TASK DETAILS:
Only the lines from the start of the data through the line containing "820, 840, 860, 880, 900, 920, 940, 960, 980, 1000];" should be written out, exactly as they are, with both ends included and the pictures left out.

--- START SUPPLIED DATA ---

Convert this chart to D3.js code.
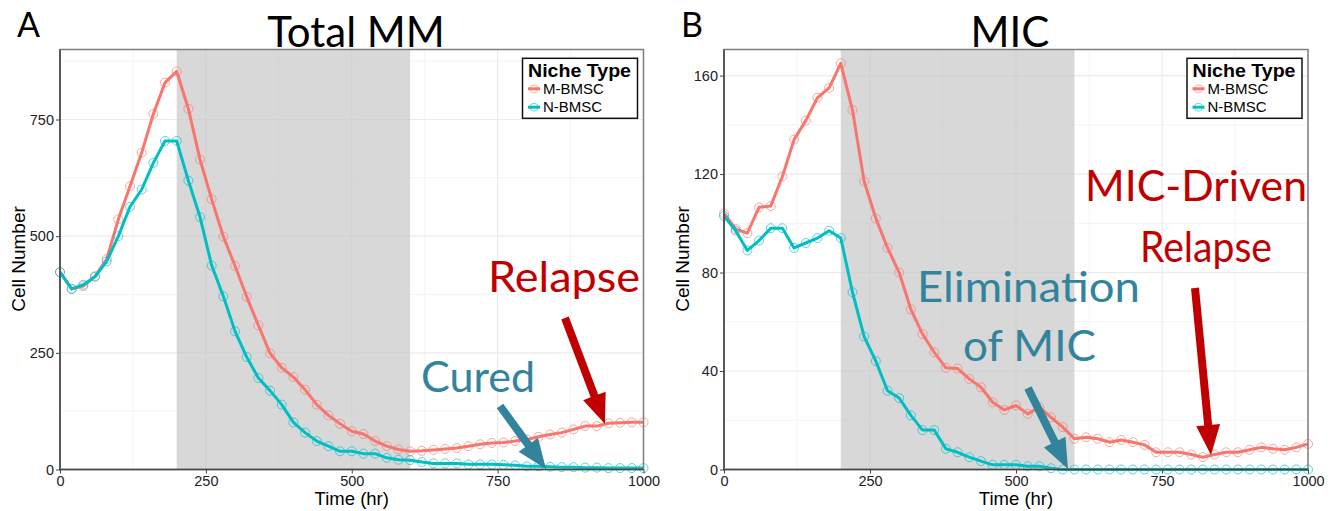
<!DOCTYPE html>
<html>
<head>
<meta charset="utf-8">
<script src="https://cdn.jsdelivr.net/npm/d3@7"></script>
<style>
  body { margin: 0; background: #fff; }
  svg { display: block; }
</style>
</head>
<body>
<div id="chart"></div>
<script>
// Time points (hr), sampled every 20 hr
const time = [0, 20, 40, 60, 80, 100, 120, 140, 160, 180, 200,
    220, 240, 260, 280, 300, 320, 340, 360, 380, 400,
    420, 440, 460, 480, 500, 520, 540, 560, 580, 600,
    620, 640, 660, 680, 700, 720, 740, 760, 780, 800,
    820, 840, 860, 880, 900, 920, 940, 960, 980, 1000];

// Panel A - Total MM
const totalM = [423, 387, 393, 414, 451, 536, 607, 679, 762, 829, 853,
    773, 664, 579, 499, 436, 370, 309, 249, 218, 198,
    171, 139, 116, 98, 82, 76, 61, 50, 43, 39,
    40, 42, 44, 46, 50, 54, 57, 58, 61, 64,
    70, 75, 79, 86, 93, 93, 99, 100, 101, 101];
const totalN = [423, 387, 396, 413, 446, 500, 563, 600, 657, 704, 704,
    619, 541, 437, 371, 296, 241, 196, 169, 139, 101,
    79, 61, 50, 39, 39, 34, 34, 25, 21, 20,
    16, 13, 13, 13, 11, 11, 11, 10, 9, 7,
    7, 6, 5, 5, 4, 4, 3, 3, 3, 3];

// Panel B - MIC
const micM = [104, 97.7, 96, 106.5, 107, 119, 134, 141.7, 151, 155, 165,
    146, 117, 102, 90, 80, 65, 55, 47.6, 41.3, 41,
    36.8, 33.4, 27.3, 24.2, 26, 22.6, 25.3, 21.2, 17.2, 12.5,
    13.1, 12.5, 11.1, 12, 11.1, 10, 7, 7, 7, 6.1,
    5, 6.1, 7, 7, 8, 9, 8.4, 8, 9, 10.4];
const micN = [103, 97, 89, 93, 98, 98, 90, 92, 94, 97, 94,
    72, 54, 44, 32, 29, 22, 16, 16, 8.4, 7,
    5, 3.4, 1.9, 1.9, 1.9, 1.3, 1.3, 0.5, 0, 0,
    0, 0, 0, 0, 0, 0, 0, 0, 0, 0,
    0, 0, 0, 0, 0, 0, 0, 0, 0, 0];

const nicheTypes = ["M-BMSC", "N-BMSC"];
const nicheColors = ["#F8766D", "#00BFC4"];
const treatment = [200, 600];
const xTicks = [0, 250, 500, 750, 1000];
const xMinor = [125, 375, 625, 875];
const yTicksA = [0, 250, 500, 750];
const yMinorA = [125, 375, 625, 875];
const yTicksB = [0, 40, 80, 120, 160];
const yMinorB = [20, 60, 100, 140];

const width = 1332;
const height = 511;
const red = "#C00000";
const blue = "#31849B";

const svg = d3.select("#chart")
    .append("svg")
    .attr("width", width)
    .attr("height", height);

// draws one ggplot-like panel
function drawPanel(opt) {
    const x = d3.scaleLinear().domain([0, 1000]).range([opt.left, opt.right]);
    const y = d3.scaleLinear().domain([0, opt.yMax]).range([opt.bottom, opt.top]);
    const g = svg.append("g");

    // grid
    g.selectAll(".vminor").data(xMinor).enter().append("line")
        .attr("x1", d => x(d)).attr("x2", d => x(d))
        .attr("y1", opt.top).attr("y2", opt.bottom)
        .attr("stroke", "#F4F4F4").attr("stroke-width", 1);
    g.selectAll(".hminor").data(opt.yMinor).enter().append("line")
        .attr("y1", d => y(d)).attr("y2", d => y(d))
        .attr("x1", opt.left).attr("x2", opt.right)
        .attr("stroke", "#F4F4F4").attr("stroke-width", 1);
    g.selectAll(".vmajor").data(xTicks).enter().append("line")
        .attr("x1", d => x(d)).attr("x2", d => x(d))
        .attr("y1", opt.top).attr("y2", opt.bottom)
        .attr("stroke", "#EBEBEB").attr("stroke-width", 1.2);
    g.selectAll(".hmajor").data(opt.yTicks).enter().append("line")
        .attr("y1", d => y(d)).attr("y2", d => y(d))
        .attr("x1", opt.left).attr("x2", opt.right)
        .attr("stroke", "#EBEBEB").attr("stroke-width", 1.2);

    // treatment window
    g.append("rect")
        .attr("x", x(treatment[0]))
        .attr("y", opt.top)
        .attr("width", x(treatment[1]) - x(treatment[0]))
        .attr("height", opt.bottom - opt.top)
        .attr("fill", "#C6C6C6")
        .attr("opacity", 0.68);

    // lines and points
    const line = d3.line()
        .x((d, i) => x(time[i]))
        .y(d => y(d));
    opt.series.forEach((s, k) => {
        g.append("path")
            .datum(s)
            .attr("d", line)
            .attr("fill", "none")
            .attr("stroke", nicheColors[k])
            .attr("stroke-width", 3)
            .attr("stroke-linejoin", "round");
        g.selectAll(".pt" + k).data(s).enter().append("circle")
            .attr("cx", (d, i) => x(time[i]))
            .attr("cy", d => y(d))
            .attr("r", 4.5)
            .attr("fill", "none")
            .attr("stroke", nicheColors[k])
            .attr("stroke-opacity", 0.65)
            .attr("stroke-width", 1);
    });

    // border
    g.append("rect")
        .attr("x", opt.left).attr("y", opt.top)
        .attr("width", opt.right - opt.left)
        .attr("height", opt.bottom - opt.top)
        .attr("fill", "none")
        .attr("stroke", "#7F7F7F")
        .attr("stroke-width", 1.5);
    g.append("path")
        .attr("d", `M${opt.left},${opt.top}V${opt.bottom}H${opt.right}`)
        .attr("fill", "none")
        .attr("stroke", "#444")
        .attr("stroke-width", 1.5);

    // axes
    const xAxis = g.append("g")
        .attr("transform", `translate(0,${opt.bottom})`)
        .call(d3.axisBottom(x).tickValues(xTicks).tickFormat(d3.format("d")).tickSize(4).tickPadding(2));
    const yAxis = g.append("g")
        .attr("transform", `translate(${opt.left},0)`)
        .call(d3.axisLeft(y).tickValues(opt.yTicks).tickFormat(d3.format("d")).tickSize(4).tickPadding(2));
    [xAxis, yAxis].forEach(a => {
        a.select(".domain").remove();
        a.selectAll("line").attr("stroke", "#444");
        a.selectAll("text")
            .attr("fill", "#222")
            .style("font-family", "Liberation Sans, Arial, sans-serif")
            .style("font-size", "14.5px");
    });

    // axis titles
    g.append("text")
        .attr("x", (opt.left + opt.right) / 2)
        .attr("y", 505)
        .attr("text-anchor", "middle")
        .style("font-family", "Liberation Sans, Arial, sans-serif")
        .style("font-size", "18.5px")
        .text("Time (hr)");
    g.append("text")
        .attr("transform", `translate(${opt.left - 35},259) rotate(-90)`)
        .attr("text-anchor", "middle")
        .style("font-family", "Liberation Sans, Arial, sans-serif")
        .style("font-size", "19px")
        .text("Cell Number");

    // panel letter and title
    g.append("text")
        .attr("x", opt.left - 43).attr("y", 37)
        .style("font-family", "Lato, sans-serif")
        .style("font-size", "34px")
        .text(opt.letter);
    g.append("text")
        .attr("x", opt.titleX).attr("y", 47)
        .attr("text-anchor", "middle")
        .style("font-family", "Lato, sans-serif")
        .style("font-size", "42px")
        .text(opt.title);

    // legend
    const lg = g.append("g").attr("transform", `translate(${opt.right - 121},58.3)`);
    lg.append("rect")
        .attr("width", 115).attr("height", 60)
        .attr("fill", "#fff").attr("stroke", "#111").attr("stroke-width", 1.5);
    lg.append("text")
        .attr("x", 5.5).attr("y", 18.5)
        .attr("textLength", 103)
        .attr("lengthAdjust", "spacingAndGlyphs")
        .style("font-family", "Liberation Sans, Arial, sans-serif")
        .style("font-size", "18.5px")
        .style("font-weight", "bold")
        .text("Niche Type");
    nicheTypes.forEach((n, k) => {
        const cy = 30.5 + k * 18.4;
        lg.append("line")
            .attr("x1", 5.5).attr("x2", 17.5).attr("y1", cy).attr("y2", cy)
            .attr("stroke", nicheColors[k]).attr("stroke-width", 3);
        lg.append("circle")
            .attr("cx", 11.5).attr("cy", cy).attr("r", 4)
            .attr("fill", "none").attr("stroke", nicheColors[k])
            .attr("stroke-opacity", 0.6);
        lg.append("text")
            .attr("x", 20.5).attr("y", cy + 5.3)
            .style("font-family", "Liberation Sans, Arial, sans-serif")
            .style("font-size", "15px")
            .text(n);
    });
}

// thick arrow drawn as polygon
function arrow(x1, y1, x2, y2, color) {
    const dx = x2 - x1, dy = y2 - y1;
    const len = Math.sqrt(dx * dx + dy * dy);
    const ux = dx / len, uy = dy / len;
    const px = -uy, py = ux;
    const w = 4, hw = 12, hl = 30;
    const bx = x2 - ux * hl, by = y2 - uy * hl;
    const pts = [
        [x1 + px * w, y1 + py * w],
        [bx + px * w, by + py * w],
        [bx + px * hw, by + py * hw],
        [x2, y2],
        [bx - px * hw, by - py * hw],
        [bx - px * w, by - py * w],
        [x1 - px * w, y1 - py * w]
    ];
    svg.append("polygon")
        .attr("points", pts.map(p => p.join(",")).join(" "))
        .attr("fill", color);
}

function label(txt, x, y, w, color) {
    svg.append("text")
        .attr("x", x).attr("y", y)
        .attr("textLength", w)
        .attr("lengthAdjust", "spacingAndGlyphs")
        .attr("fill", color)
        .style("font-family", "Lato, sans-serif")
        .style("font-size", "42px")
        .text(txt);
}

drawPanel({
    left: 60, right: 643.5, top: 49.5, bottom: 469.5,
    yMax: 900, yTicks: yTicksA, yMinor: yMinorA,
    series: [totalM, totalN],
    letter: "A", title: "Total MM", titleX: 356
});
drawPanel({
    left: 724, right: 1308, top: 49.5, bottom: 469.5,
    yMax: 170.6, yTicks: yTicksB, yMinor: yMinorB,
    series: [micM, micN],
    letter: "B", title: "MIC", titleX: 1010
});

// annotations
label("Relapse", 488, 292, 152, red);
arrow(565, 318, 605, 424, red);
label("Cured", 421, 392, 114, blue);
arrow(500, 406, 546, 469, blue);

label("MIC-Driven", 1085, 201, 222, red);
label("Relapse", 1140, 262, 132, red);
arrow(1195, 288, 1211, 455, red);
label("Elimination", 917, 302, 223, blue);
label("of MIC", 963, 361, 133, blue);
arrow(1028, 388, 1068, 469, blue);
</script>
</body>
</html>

--- END SUPPLIED DATA ---

FINAL RESULT:
Convert this chart to D3.js code.
<!DOCTYPE html>
<html>
<head>
<meta charset="utf-8">
<script src="https://cdn.jsdelivr.net/npm/d3@7"></script>
<style>
  body { margin: 0; background: #fff; }
  svg { display: block; }
</style>
</head>
<body>
<div id="chart"></div>
<script>
// Time points (hr), sampled every 20 hr
const time = [0, 20, 40, 60, 80, 100, 120, 140, 160, 180, 200,
    220, 240, 260, 280, 300, 320, 340, 360, 380, 400,
    420, 440, 460, 480, 500, 520, 540, 560, 580, 600,
    620, 640, 660, 680, 700, 720, 740, 760, 780, 800,
    820, 840, 860, 880, 900, 920, 940, 960, 980, 1000];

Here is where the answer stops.